▶ _Task description_
Return all of the data exactly, with nothing left out but the pictures.

BEGIN Provided data

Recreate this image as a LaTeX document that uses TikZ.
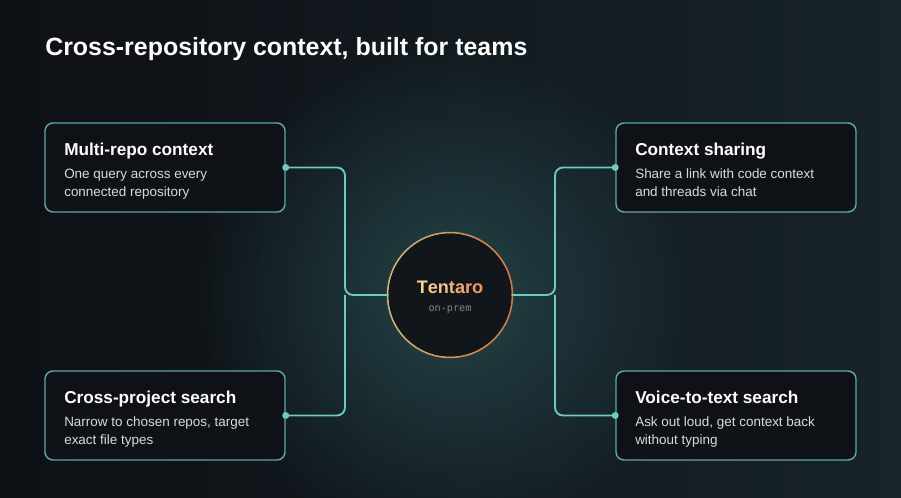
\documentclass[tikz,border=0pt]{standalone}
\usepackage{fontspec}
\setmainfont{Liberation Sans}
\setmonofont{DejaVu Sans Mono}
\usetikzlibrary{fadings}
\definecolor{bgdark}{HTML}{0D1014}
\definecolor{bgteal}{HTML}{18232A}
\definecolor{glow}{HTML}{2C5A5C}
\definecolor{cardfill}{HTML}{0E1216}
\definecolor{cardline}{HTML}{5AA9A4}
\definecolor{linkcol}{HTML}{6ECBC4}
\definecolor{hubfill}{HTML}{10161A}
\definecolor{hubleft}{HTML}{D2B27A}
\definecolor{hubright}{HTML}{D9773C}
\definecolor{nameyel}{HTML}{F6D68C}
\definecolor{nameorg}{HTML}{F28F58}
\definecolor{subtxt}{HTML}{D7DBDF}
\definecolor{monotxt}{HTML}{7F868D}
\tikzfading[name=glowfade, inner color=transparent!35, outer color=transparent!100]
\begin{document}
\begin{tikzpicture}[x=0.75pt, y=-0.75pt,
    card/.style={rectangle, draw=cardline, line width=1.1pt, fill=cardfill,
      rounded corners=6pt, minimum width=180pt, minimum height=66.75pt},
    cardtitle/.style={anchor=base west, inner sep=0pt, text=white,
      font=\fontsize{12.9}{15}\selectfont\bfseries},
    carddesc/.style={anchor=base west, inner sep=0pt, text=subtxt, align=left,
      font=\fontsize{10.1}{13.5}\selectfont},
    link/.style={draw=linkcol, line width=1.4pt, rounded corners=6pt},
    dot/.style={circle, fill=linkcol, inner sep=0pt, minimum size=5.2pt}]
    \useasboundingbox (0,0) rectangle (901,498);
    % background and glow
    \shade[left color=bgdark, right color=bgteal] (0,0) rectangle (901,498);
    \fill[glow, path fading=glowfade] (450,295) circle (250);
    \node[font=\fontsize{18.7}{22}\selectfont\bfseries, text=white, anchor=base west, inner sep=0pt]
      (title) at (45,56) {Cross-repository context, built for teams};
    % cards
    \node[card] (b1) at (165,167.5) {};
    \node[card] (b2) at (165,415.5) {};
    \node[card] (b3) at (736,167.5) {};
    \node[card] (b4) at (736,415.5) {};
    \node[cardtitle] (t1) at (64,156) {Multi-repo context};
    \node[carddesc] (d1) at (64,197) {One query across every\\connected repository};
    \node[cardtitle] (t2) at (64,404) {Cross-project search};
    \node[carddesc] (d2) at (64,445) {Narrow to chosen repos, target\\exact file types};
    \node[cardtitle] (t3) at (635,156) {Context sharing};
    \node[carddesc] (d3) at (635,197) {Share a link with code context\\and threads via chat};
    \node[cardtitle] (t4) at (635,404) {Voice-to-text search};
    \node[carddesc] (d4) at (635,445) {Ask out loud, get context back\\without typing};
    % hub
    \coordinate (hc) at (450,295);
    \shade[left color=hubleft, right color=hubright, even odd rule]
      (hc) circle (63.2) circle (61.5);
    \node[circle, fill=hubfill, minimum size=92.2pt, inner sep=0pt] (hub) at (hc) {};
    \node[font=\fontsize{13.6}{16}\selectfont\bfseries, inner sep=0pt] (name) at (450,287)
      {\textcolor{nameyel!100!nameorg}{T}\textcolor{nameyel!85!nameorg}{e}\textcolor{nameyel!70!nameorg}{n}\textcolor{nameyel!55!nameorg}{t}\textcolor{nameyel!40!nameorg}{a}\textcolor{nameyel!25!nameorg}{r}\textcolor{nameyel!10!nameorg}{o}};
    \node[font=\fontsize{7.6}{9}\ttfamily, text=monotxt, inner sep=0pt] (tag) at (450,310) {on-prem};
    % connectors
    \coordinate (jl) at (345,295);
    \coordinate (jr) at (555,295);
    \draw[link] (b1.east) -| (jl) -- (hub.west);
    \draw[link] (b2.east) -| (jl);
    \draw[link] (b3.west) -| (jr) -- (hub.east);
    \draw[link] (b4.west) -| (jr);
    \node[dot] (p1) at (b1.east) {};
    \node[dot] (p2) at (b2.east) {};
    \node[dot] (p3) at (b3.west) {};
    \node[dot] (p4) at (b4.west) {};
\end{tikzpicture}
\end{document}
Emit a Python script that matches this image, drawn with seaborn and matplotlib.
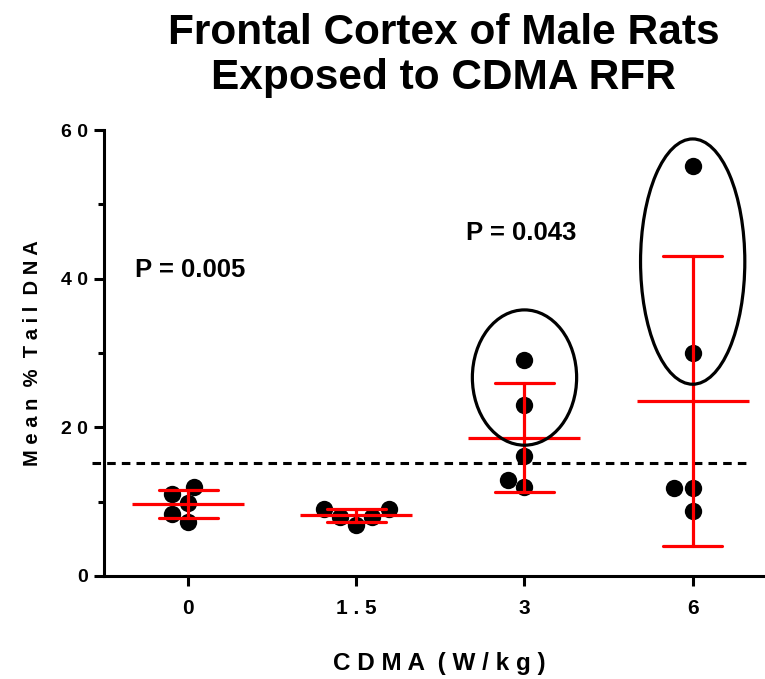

END Provided data

▶ _Solution to this problem_
Recreate this image as a LaTeX document that uses TikZ.
\documentclass[tikz,border=0pt]{standalone}
\usepackage{fontspec}
\setmainfont{Liberation Sans}
\setmonofont{DejaVu Sans Mono}
\usetikzlibrary{fadings}
\definecolor{bgdark}{HTML}{0D1014}
\definecolor{bgteal}{HTML}{18232A}
\definecolor{glow}{HTML}{2C5A5C}
\definecolor{cardfill}{HTML}{0E1216}
\definecolor{cardline}{HTML}{5AA9A4}
\definecolor{linkcol}{HTML}{6ECBC4}
\definecolor{hubfill}{HTML}{10161A}
\definecolor{hubleft}{HTML}{D2B27A}
\definecolor{hubright}{HTML}{D9773C}
\definecolor{nameyel}{HTML}{F6D68C}
\definecolor{nameorg}{HTML}{F28F58}
\definecolor{subtxt}{HTML}{D7DBDF}
\definecolor{monotxt}{HTML}{7F868D}
\tikzfading[name=glowfade, inner color=transparent!35, outer color=transparent!100]
\begin{document}
\begin{tikzpicture}[x=0.75pt, y=-0.75pt,
    card/.style={rectangle, draw=cardline, line width=1.1pt, fill=cardfill,
      rounded corners=6pt, minimum width=180pt, minimum height=66.75pt},
    cardtitle/.style={anchor=base west, inner sep=0pt, text=white,
      font=\fontsize{12.9}{15}\selectfont\bfseries},
    carddesc/.style={anchor=base west, inner sep=0pt, text=subtxt, align=left,
      font=\fontsize{10.1}{13.5}\selectfont},
    link/.style={draw=linkcol, line width=1.4pt, rounded corners=6pt},
    dot/.style={circle, fill=linkcol, inner sep=0pt, minimum size=5.2pt}]
    \useasboundingbox (0,0) rectangle (901,498);
    % background and glow
    \shade[left color=bgdark, right color=bgteal] (0,0) rectangle (901,498);
    \fill[glow, path fading=glowfade] (450,295) circle (250);
    \node[font=\fontsize{18.7}{22}\selectfont\bfseries, text=white, anchor=base west, inner sep=0pt]
      (title) at (45,56) {Cross-repository context, built for teams};
    % cards
    \node[card] (b1) at (165,167.5) {};
    \node[card] (b2) at (165,415.5) {};
    \node[card] (b3) at (736,167.5) {};
    \node[card] (b4) at (736,415.5) {};
    \node[cardtitle] (t1) at (64,156) {Multi-repo context};
    \node[carddesc] (d1) at (64,197) {One query across every\\connected repository};
    \node[cardtitle] (t2) at (64,404) {Cross-project search};
    \node[carddesc] (d2) at (64,445) {Narrow to chosen repos, target\\exact file types};
    \node[cardtitle] (t3) at (635,156) {Context sharing};
    \node[carddesc] (d3) at (635,197) {Share a link with code context\\and threads via chat};
    \node[cardtitle] (t4) at (635,404) {Voice-to-text search};
    \node[carddesc] (d4) at (635,445) {Ask out loud, get context back\\without typing};
    % hub
    \coordinate (hc) at (450,295);
    \shade[left color=hubleft, right color=hubright, even odd rule]
      (hc) circle (63.2) circle (61.5);
    \node[circle, fill=hubfill, minimum size=92.2pt, inner sep=0pt] (hub) at (hc) {};
    \node[font=\fontsize{13.6}{16}\selectfont\bfseries, inner sep=0pt] (name) at (450,287)
      {\textcolor{nameyel!100!nameorg}{T}\textcolor{nameyel!85!nameorg}{e}\textcolor{nameyel!70!nameorg}{n}\textcolor{nameyel!55!nameorg}{t}\textcolor{nameyel!40!nameorg}{a}\textcolor{nameyel!25!nameorg}{r}\textcolor{nameyel!10!nameorg}{o}};
    \node[font=\fontsize{7.6}{9}\ttfamily, text=monotxt, inner sep=0pt] (tag) at (450,310) {on-prem};
    % connectors
    \coordinate (jl) at (345,295);
    \coordinate (jr) at (555,295);
    \draw[link] (b1.east) -| (jl) -- (hub.west);
    \draw[link] (b2.east) -| (jl);
    \draw[link] (b3.west) -| (jr) -- (hub.east);
    \draw[link] (b4.west) -| (jr);
    \node[dot] (p1) at (b1.east) {};
    \node[dot] (p2) at (b2.east) {};
    \node[dot] (p3) at (b3.west) {};
    \node[dot] (p4) at (b4.west) {};
\end{tikzpicture}
\end{document}
Emit a Python script that matches this image, drawn with seaborn and matplotlib.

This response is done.